La place du travail : un impensé du débat politique et démocratique

En dehors de l’entreprise, dans la Cité, cette question du travail n’est pas mieux traitée. Pourtant, le champ sémantique du travail est au coeur du débat politique : en 15 ans, on a vu fleurir les slogans sur la valeur travail, « travailler plus pour gagner plus », des lois dites « Travail », la future réforme du travail, les discours sur le travail, évoqué par exemple 17 fois dans le discours des voeux 2023 du Président Emmanuel Macron. Travail, travail, travail. Même Pôle Emploi s’appellera désormais France Travail, cela va de soi.
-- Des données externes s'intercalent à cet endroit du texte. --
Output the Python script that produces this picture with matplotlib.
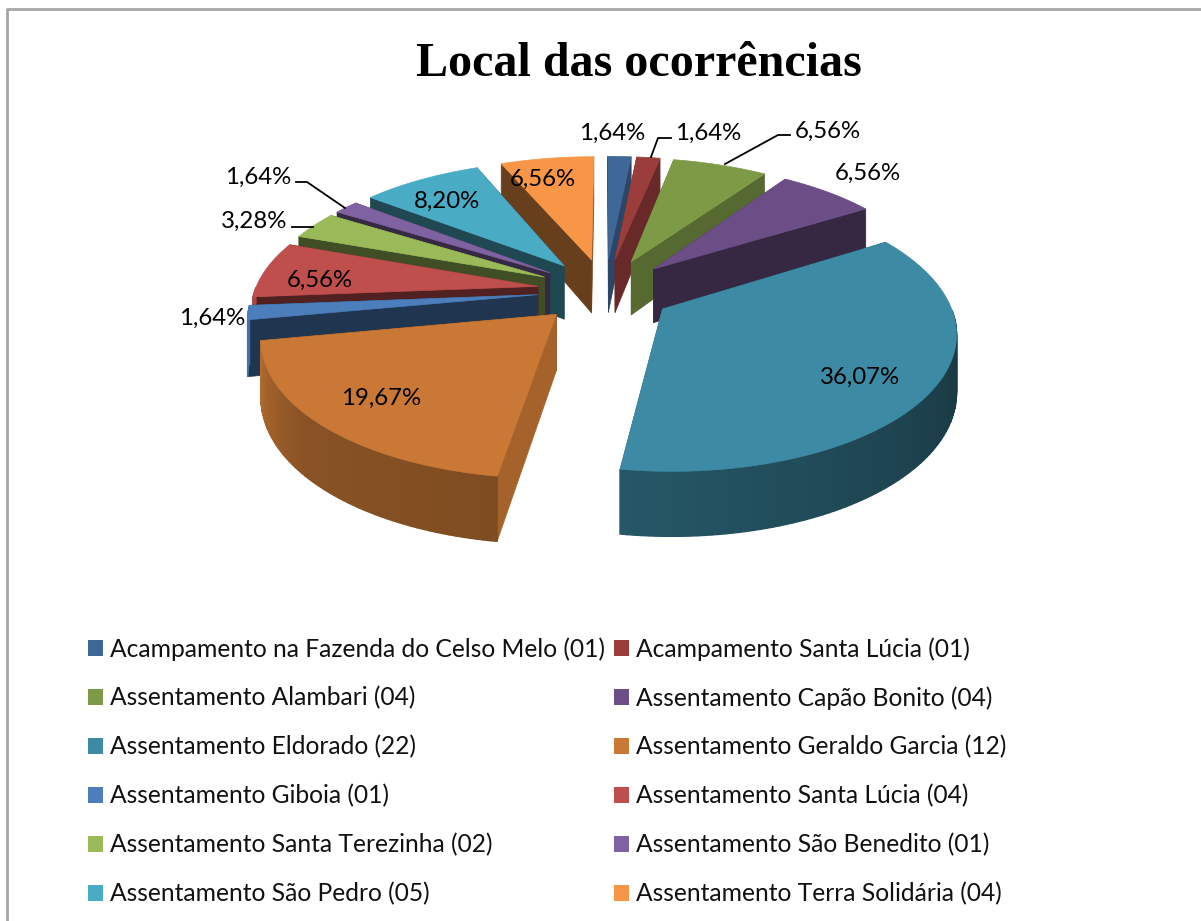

Mais malgré cette ébullition, les réponses politiques à la question du travail semblent bien anachroniques, et bien en décalage avec les attentes des Français. Lorsque le monde politique s’attaque au travail, c’est pour le réhabiliter, le flexibiliser, augmenter la durée du travail, travailler plus vieux, réduire le coût du travail, favoriser le travail. Comme si l’économie, la société même, ne pouvait pas s’envisager en dehors du travail, ce temps que l’on donne à la production. Comme si tous nos problèmes pouvaient se régler en travaillant plus, toujours plus, toujours mieux. En attendant, ni la pénibilité, ni le sens, ni le loisir, ni la remise en question du productivisme ne sont des questions politiques majeures aujourd’hui. À l’heure de la sobriété, on nous répète toujours qu’il faut bien bosser.

Eh bien, peut-être qu’il serait temps de se mettre à travailler sur autre chose, sur un monde où le travail n’est plus l’apha et l’omega de la vie sociale. Les Français, eux, ont déjà commencé.